Cabinet Member for Sport, Leisure and Culture, Cllr Huw Thomas, said: "These interesting and unique features of natural play scattered across Bute Park are a fantastic way for children to learn and interact with nature.
"In an age where nature is increasingly in competition with digital media for children's attention, these features invite imagination-led play in a healthy outdoor environment. They have been robustly made and installed with the intention of being inspiring play objects that families can enjoy throughout the year.
"This is another stem of the Bute Park Restoration Project which continues to enhance our wonderful city centre park as a place of freedom, recreation and enjoyment by all."
The works of art have been carved by sculptor Tom Harvey, who has created similar installations throughout the country and in other high-profile public parks. They depict elements of wildlife and themes that relate to the park, with the aim of encouraging children to enquire, play and explore.
All five large-scale sculptures are linked to different locations throughout the park and are situated in those areas; for example the otter and fish sculpture is next to the river, the 'leaf bridge' is near the footings of an earlier bridge over the River Taff and the hollowed out log with apple tree carvings is on the orchard lawn near the education centre.
There is also a 'stag beetle' in Old Man's Wood, not far from the popular warthog-inspired landscape feature dubbed by some as 'Pumba'. The final sculpture, which is near the Summerhouse, was developed as part of a workshop with local school children.
During the session pupils from St Mary's Catholic Primary School met with carver Tom and learnt about his work. They then all came up with their own ideas modelled in clay . Tom has used this to develop the larger than life carving of a frog, which used an existing fallen tree stump.
The commission was to design, create and install the sculptures discreetly within their environment. They are part of a wider project which, through two other artist's will provide further large scale carvings as additional seats that will fit sympathetically into the Grade I listed, historic landscape of Bute Park and weather naturally over time.
Tom was appointed through Celfwaith, an agency which develops and promotes public art in Wales. He specialises in wood carving on a large scale using a chainsaw, power tools and hand tools to create smooth surfaces and areas of fine detail.

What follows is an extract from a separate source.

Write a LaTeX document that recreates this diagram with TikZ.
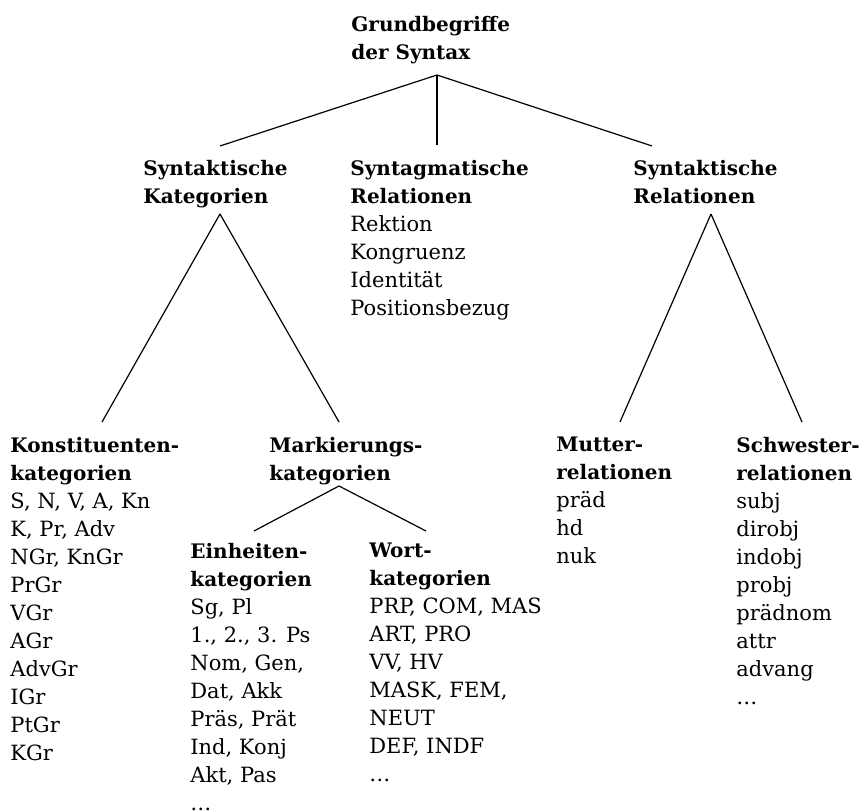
\documentclass[tikz,border=0pt]{standalone}
\usepackage{fontspec}
\setmainfont{DejaVu Serif}
\usetikzlibrary{calc}
\newcommand{\hd}[1]{{\fontsize{10}{14}\selectfont\bfseries #1}}

\begin{document}
\begin{tikzpicture}[x=0.5pt, y=-0.5pt]

  % Styles for the tree
  \tikzset{
    cat/.style={anchor=north west, inner sep=0pt, align=left, font=\fontsize{10.5}{14}\selectfont},
    branch/.style={draw=black, line width=0.6pt}
  }
  \useasboundingbox (0,0) rectangle (861,812);

  % Top level
  \node (root) [cat] at (351,16) {\hd{Grundbegriffe}\\\hd{der Syntax}};

  % Second level
  \node (skat)   [cat] at (143,160) {\hd{Syntaktische}\\\hd{Kategorien}};
  \node (syntag) [cat] at (350,160) {\hd{Syntagmatische}\\\hd{Relationen}\\Rektion\\Kongruenz\\Identität\\Positionsbezug};
  \node (srel)   [cat] at (633,160) {\hd{Syntaktische}\\\hd{Relationen}};

  % Third level
  \node (konst)  [cat] at (10,437) {\hd{Konstituenten-}\\\hd{kategorien}\\S, N, V, A, Kn\\K, Pr, Adv\\NGr, KnGr\\PrGr\\VGr\\AGr\\AdvGr\\IGr\\PtGr\\KGr};
  \node (mark)   [cat] at (269,437) {\hd{Markierungs-}\\\hd{kategorien}};
  \node (mutter) [cat] at (556,437) {\hd{Mutter-}\\\hd{relationen}\\präd\\hd\\nuk};
  \node (schw)   [cat] at (736,437) {\hd{Schwester-}\\\hd{relationen}\\subj\\dirobj\\indobj\\probj\\prädnom\\attr\\advang\\…};

  % Fourth level
  \node (einh)   [cat] at (190,543) {\hd{Einheiten-}\\\hd{kategorien}\\Sg, Pl\\1., 2., 3. Ps\\Nom, Gen,\\Dat, Akk\\Präs, Prät\\Ind, Konj\\Akt, Pas\\…};
  \node (wort)   [cat] at (369,543) {\hd{Wort-}\\\hd{kategorien}\\PRP, COM, MAS\\ART, PRO\\VV, HV\\MASK, FEM,\\NEUT\\DEF, INDF\\…};

  % Branches
  \draw[branch] ($(root.north west)+(86,59)$) -- ($(skat.north west)+(77,-14)$);
  \draw[branch] ($(root.north west)+(86,59)$) -- ($(syntag.north west)+(87,-15)$);
  \draw[branch] ($(root.north west)+(86,59)$) -- ($(srel.north west)+(19,-14)$);
  \draw[branch] ($(skat.north west)+(77,54)$) -- ($(konst.north west)+(92,-15)$);
  \draw[branch] ($(skat.north west)+(77,54)$) -- ($(mark.north west)+(70,-15)$);
  \draw[branch] ($(srel.north west)+(78,54)$) -- ($(mutter.north west)+(64,-15)$);
  \draw[branch] ($(srel.north west)+(78,54)$) -- ($(schw.north west)+(66,-15)$);
  \draw[branch] ($(mark.north west)+(70,49)$) -- ($(einh.north west)+(64,-12)$);
  \draw[branch] ($(mark.north west)+(70,49)$) -- ($(wort.north west)+(57,-12)$);

\end{tikzpicture}
\end{document}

Tom said: "I work within the tradition of direct carving without the use of scale model and this process of discovery makes the creation of the sculptures all the more dynamic.
"Oak and other woods native to Britain are my preferred materials to carve as they are readily available and work better within the environment. This project was of particular significance to me as I am deeply interested in the relationship between man and nature."
The carvings are part of the Bute Park Restoration Project, which is funded by a £3.1m grant from the Heritage Lottery Fund (HLF).
Jennifer Stewart, Head of HLF Wales, said: "Bute Park is a haven for the city and this latest development will enhance the overall visitor offer for families.
"Heritage is about sharing what's important to us and passing it on to future generations to explore. These fun new carvings will encourage children to enjoy the park, learn about its history and create lasting memories that they too will want to pass on one day."